The symbols of the Rastafarian movement are evident all over Jamaica. The vivid red (ites), green and gold and the image of the Lion of Judah can be found in every corner of our country.Dreadlocks, which once carried a negative stigma, have become an accepted and trendy hairstlye outside the Rasta community. Rastafari has influenced Jamaican language, and has had a profound impact on reggae music.
At the centre of Rastafari livity (lifestyle) is a celebration of African heritage, behaviour based on teachings of the Bible, and belief in a natural relationship between man and the environment.
Most Rastas have a distinct manner of dress (rasta colours, dreadlocks, flowing clothes, African prints) and speech. They emphasise the use of natural (ital) foods, and many are vegetarians. Most do not drink alcohol, and pork is considered unclean.
Ganja (marijuana) is viewed as a sacred herb. Smoking it is seen as a means of gaining wisdom and communicating with God (Jah). This often leads to clashes with the police, as the cultivation and use of ganja are illegal in Jamaica.
Rastas sometimes gather to drum, sing, dance and to ‘reason’ (discuss the Bible and life in general). When this is done on a large scale, it is called a Groundation or Nyabinghi.
Not all Rastas like having their picture taken, so it’s polite to ask permission before doing so. “Ras” or “Dread” is how most Jamaicans will greet a Rastaman whose name they don’t know. “Empress” or “Sistren” may be used for the ladies.
The Beginning of a Movement
Given that Rastafari began as a movement of outcasts who were belittled and persecuted in their own country, its scope and impact today is remarkable.
The teachings of Marcus Garvey and Alexander Bedward in the 1920’s provided a setting for the birth of Rastafarianism. Poor, black classes identified with their ideas of black dignity, unity and action. A high point for those embracing these teachings came in 1930 when Haile Selassie (formerly known as Ras Tafari, or Crown Prince) was crowned Emperor of Ethiopia.
In the early 1930’s Leonard Howell, Joseph Hinds and Thomas Hibbert began the movement in the hills of St. Thomas. They later moved into the slums of West Kingston, attracting poor youths who were dissatisfied with the neglect and hopelessness under the British colonial system (Babylon).
Rastafarianism interpreted the Bible in terms of the needs of black people. Selassie was viewed as the black reincarnated Christ, due to his being of King David’s lineage. Ethiopia was the promised land, and repatriation to Africa became a central goal of the early Rastafarian movement.
The Rastas adopted the colours of the Ethiopian flag as their main symbol, along with images of Selassie, often depicted as the Lion of Judah.
In the early days, Rastas had many confrontations with the police. Rastas were considered to be causing civil unrest. Leonard Howell was jailed twice.

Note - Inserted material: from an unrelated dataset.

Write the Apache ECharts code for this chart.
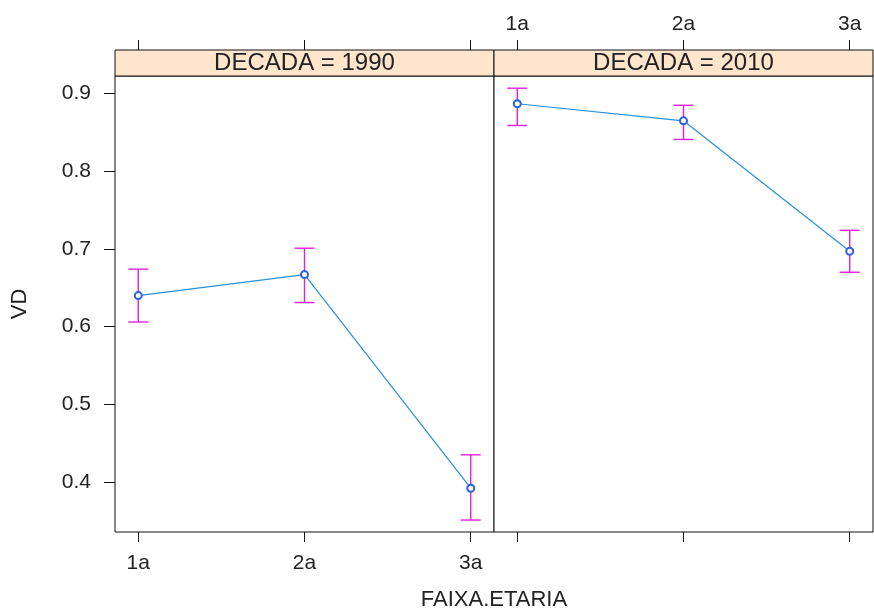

A Rastafarian leader, Claudius Henry, along with some American Black Power activists, set up a camp in the hills of St. Andrew in 1959. In 1960 the camp was raided by the security forces. They allegedly found firearms and the newly made grave of an executed member of the camp. Henry was arrested with several others for treason. Some were hanged, including Henry’s son. The country’s distrust of the Rastaman grew.
In 1966 Haile Selassie visited Jamaica. It was a great moment for most Rastas, but a disturbing one for some when Selassie was seen to have fine features and light brown skin. Even worse, he disclaimed leadership of the movement, as well as his status as Messiah.
The philosophy began to shift slightly, and gradually the “Back-to-Africa” way of thinking was replaced by a view that despite oppression, Jamaica was blessed – JahMekYa (God made here).
Towards the end of the 1960’s and into the 1970’s, Rastafarianism began to attract intellectuals and people from the middle class. Many of these felt pulled by the Rastas’ simple, easy going, natural lifestyle.